Jul 31, 2015 8:11 AM
Answers · 4
2
I assume this refers to the practice in banks of shipping coins in stacks which are tightly wrapped in paper - or at least they used to, don't know if it is still common practice. So I assume the person is asking for 10 dollars worth of loose coins -although I am puzzled by the mixture of dollars and pennies - pennies are small denomination coins that were used in and Australia before the switch to decimal currency. I assume they are still used in UK?? So usually it is either dollars and cents, or pounds and pennies. Not that this has anything to do with wrapping the stacks of coins in paper, it is just me blathering on.
July 31, 2015
Continuing: "I need ten dollars in unrolled pennies" is a strange request. Why wouldn't you want them rolled? It would be more natural to say "I need ten dollars in pennies." If you are asking at a bank, they would always give them to you in rolls--twenty rolls of 50. If you needed them unrolled, it only takes a second to break the roll open and dump out the loose pennies..
July 31, 2015
I've heard that all links results in postings being delayed.

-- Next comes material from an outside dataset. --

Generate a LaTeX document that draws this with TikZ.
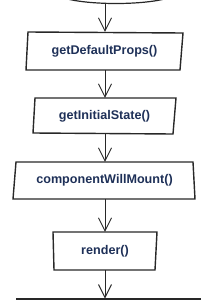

I don't know if that's true. Please reply to the posting when you see it and help me find out. This image shows eight rolls of pennies in back, and unrolled pennies in front. http://coins.thefuntimesguide.com/files/penny-rolls.jpg
July 31, 2015
In the United States, pennies are customarily stored in "rolls" of 50. A roll is really a stack of fifty pennies that's held together by a tough paper wrapper. When you get coins from a bank, it gives them to you in rolls. Since each roll has been pre-counted, it's easy to count them out. $10 worth of pennies is 20 rolls. "Unrolled" means loose change. My wife collects loose change in a glass jar. She takes the unrolled coins to the bank. The bank dumps them into a coin-counting machine and credits the total to her account. You can buy coin wrappers in office supply stores and roll your own coins. The wrappers are carefully designed to hold an exact number of coins, and don't look or fit right if you try to roll, say, 49 pennies instead of 50. In the old days you'd roll your coins before bringing them to the bank, and they wouldn't bother to count them--they'd trust that your roll of 50 really contained 50. Now, they just break the rolls and toss the coins into the coin-counting machine.